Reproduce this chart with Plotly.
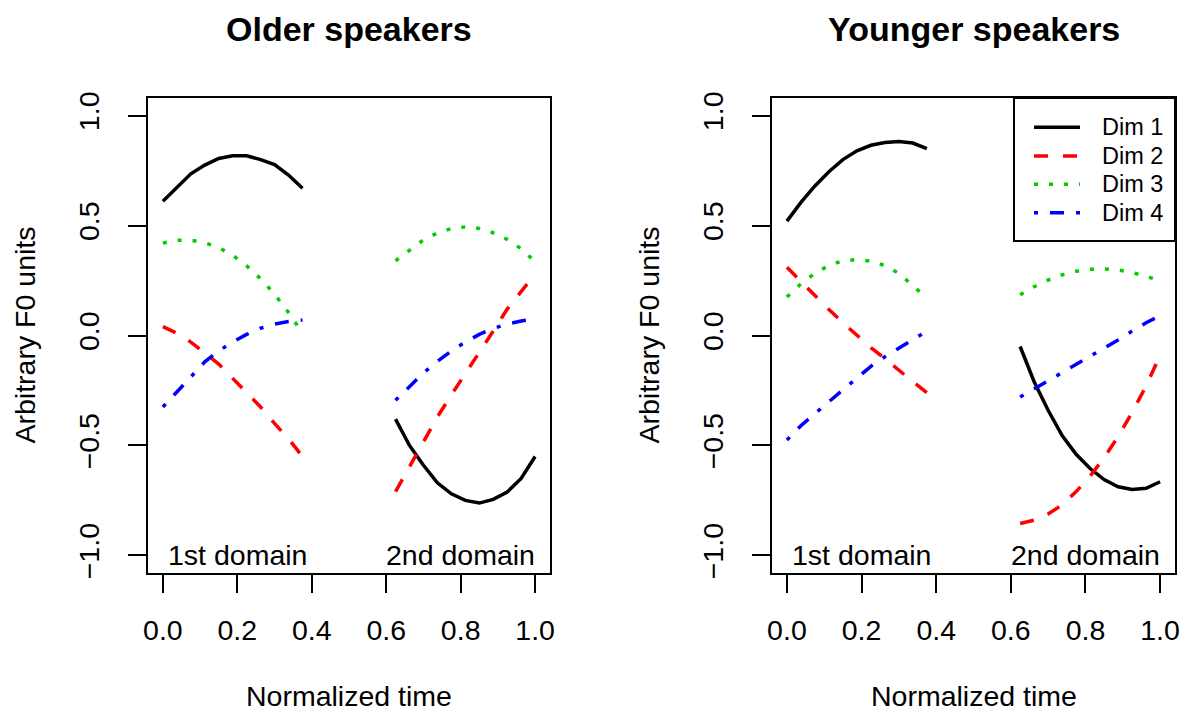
import plotly.graph_objects as go

# ---------------- data ----------------
t_dom1 = [0, 0.0375, 0.075, 0.1125, 0.15, 0.1875, 0.225, 0.2625, 0.3, 0.3375, 0.375]
t_dom2 = [0.625, 0.6625, 0.7, 0.7375, 0.775, 0.8125, 0.85, 0.8875, 0.925, 0.9625, 1.0]

dim_names = ["Dim 1", "Dim 2", "Dim 3", "Dim 4"]
panel_titles = ["Older speakers", "Younger speakers"]
domain_labels = ["1st domain", "2nd domain"]
domain_label_x = [0.2, 0.8]
domain_label_y = -1.0
x_ticks = [0.0, 0.2, 0.4, 0.6, 0.8, 1.0]
y_ticks = [-1.0, -0.5, 0.0, 0.5, 1.0]
x_title = "Normalized time"
y_title = "Arbitrary F0 units"

older_dim1_d1 = [0.61, 0.67, 0.735, 0.775, 0.805, 0.817, 0.817, 0.80, 0.777, 0.73, 0.67]
older_dim1_d2 = [-0.38, -0.50, -0.59, -0.67, -0.72, -0.75, -0.762, -0.745, -0.712, -0.65, -0.55]
older_dim2_d1 = [0.04, 0.01, -0.03, -0.08, -0.13, -0.195, -0.26, -0.325, -0.40, -0.47, -0.55]
older_dim2_d2 = [-0.71, -0.595, -0.48, -0.37, -0.27, -0.175, -0.075, 0.02, 0.12, 0.20, 0.28]
older_dim3_d1 = [0.42, 0.433, 0.433, 0.422, 0.40, 0.365, 0.317, 0.258, 0.188, 0.105, 0.01]
older_dim3_d2 = [0.34, 0.39, 0.435, 0.466, 0.486, 0.494, 0.487, 0.467, 0.437, 0.395, 0.335]
older_dim4_d1 = [-0.325, -0.255, -0.185, -0.12, -0.07, -0.03, 0.005, 0.033, 0.052, 0.064, 0.07]
older_dim4_d2 = [-0.295, -0.23, -0.17, -0.118, -0.07, -0.03, 0.005, 0.032, 0.052, 0.066, 0.075]

younger_dim1_d1 = [0.52, 0.605, 0.68, 0.745, 0.80, 0.84, 0.865, 0.878, 0.882, 0.875, 0.85]
younger_dim1_d2 = [-0.05, -0.21, -0.34, -0.455, -0.54, -0.605, -0.655, -0.688, -0.70, -0.695, -0.665]
younger_dim2_d1 = [0.31, 0.245, 0.18, 0.118, 0.058, 0.0, -0.055, -0.105, -0.16, -0.21, -0.26]
younger_dim2_d2 = [-0.855, -0.84, -0.812, -0.77, -0.71, -0.64, -0.555, -0.46, -0.35, -0.23, -0.09]
younger_dim3_d1 = [0.175, 0.235, 0.283, 0.318, 0.34, 0.345, 0.338, 0.318, 0.283, 0.228, 0.17]
younger_dim3_d2 = [0.185, 0.222, 0.252, 0.276, 0.292, 0.301, 0.303, 0.298, 0.287, 0.27, 0.25]
younger_dim4_d1 = [-0.475, -0.41, -0.355, -0.3, -0.245, -0.19, -0.14, -0.097, -0.058, -0.018, 0.02]
younger_dim4_d2 = [-0.28, -0.243, -0.208, -0.17, -0.13, -0.093, -0.057, -0.02, 0.02, 0.058, 0.09]

older = [(older_dim1_d1, older_dim1_d2), (older_dim2_d1, older_dim2_d2),
         (older_dim3_d1, older_dim3_d2), (older_dim4_d1, older_dim4_d2)]
younger = [(younger_dim1_d1, younger_dim1_d2), (younger_dim2_d1, younger_dim2_d2),
           (younger_dim3_d1, younger_dim3_d2), (younger_dim4_d1, younger_dim4_d2)]

# ---------------- style ----------------
W, H = 1186, 712
FONT = "Liberation Sans, Arial, Helvetica, sans-serif"
FS = 28.5
colors = ["#000000", "#FF0000", "#00CD00", "#0000FF"]
dashes = ["solid", "14px,15px", "4px,11px", "4px,12px,14px,12px"]
LW = 3.5

def pxx(p):
    return p / W

def pxy(p):
    return 1 - p / H

box_left = [(148, 550), (772, 1175)]
box_top, box_bottom = 98, 573

fig = go.Figure()

for pi, panel in enumerate([older, younger]):
    xa = "x" if pi == 0 else "x2"
    ya = "y" if pi == 0 else "y2"
    for di, (d1, d2) in enumerate(panel):
        fig.add_trace(go.Scatter(
            x=t_dom1 + [None] + t_dom2,
            y=d1 + [None] + d2,
            mode="lines", connectgaps=False,
            line=dict(color=colors[di], width=LW, dash=dashes[di]),
            xaxis=xa, yaxis=ya, showlegend=False, hoverinfo="skip"))

axis_common = dict(
    showgrid=False, zeroline=False, showline=True, mirror=True,
    linecolor="black", linewidth=2, ticks="outside", ticklen=18,
    tickwidth=2, tickcolor="black", automargin=False,
    tickfont=dict(family=FONT, size=FS, color="black"),
    tickformat=".1f", fixedrange=True)

layout = dict(
    width=W, height=H, margin=dict(l=0, r=0, t=0, b=0, pad=0), autosize=False,
    paper_bgcolor="white", plot_bgcolor="white",
    font=dict(family=FONT, size=FS, color="black"),
    showlegend=False)

for pi in range(2):
    sx = "" if pi == 0 else "2"
    l, r = box_left[pi]
    layout["xaxis" + sx] = dict(axis_common, domain=[pxx(l), pxx(r)],
                                range=[-0.04, 1.04], tickvals=x_ticks,
                                anchor="y" + sx, ticklabelstandoff=13)
    layout["yaxis" + sx] = dict(axis_common, domain=[pxy(box_bottom), pxy(box_top)],
                                range=[-1.08, 1.08], tickvals=y_ticks,
                                anchor="x" + sx, tickangle=-90, ticklabelstandoff=18)

fig.update_layout(**layout)

ann = []
for pi in range(2):
    sx = "" if pi == 0 else "2"
    l, r = box_left[pi]
    cx = (l + r) / 2
    ann.append(dict(text="<b>" + panel_titles[pi] + "</b>", x=pxx(cx), y=pxy(29),
                    xref="paper", yref="paper", showarrow=False,
                    font=dict(family=FONT, size=34, color="black"),
                    xanchor="center", yanchor="middle"))
    ann.append(dict(text=x_title, x=pxx(cx), y=pxy(696), xref="paper", yref="paper",
                    showarrow=False, font=dict(family=FONT, size=FS, color="black"),
                    xanchor="center", yanchor="middle"))
    ann.append(dict(text=y_title, x=pxx(l - 124), y=pxy((box_top + box_bottom) / 2),
                    xref="paper", yref="paper", showarrow=False, textangle=-90,
                    font=dict(family=FONT, size=FS, color="black"),
                    xanchor="center", yanchor="middle"))
    for k in range(2):
        ann.append(dict(text=domain_labels[k], x=domain_label_x[k], y=domain_label_y,
                        xref="x" + sx, yref="y" + sx, showarrow=False,
                        font=dict(family=FONT, size=FS, color="black"),
                        xanchor="center", yanchor="middle"))

# legend (right panel, top-right corner)
leg_l, leg_r, leg_t, leg_b = 1014, 1175, 98, 241
row_y = [127.3, 156, 184.3, 212.7]
shapes = [dict(type="rect", xref="paper", yref="paper",
               x0=pxx(leg_l), x1=pxx(leg_r), y0=pxy(leg_b), y1=pxy(leg_t),
               line=dict(color="black", width=2), fillcolor="white", layer="above")]
for di, name in enumerate(dim_names):
    shapes.append(dict(type="line", xref="paper", yref="paper",
                       x0=pxx(1034), x1=pxx(1080), y0=pxy(row_y[di]), y1=pxy(row_y[di]),
                       line=dict(color=colors[di], width=LW, dash=dashes[di]), layer="above"))
    ann.append(dict(text=name, x=pxx(1100), y=pxy(row_y[di]), xref="paper", yref="paper",
                    showarrow=False, font=dict(family=FONT, size=23.5, color="black"),
                    xanchor="left", yanchor="middle"))

fig.update_layout(annotations=ann, shapes=shapes)
fig.write_html("out.html", config={"displayModeBar": False},
               post_script="document.body.style.margin='0';document.body.style.overflow='hidden';")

━━━━━━

Task instructions:
Starting at the top of the listing above, reproduce each line up to and including the one with "0.925, 0.9625, 1.0]"; omit the pictures.

Complete response:
Reproduce this chart with Plotly.
import plotly.graph_objects as go

# ---------------- data ----------------
t_dom1 = [0, 0.0375, 0.075, 0.1125, 0.15, 0.1875, 0.225, 0.2625, 0.3, 0.3375, 0.375]
t_dom2 = [0.625, 0.6625, 0.7, 0.7375, 0.775, 0.8125, 0.85, 0.8875, 0.925, 0.9625, 1.0]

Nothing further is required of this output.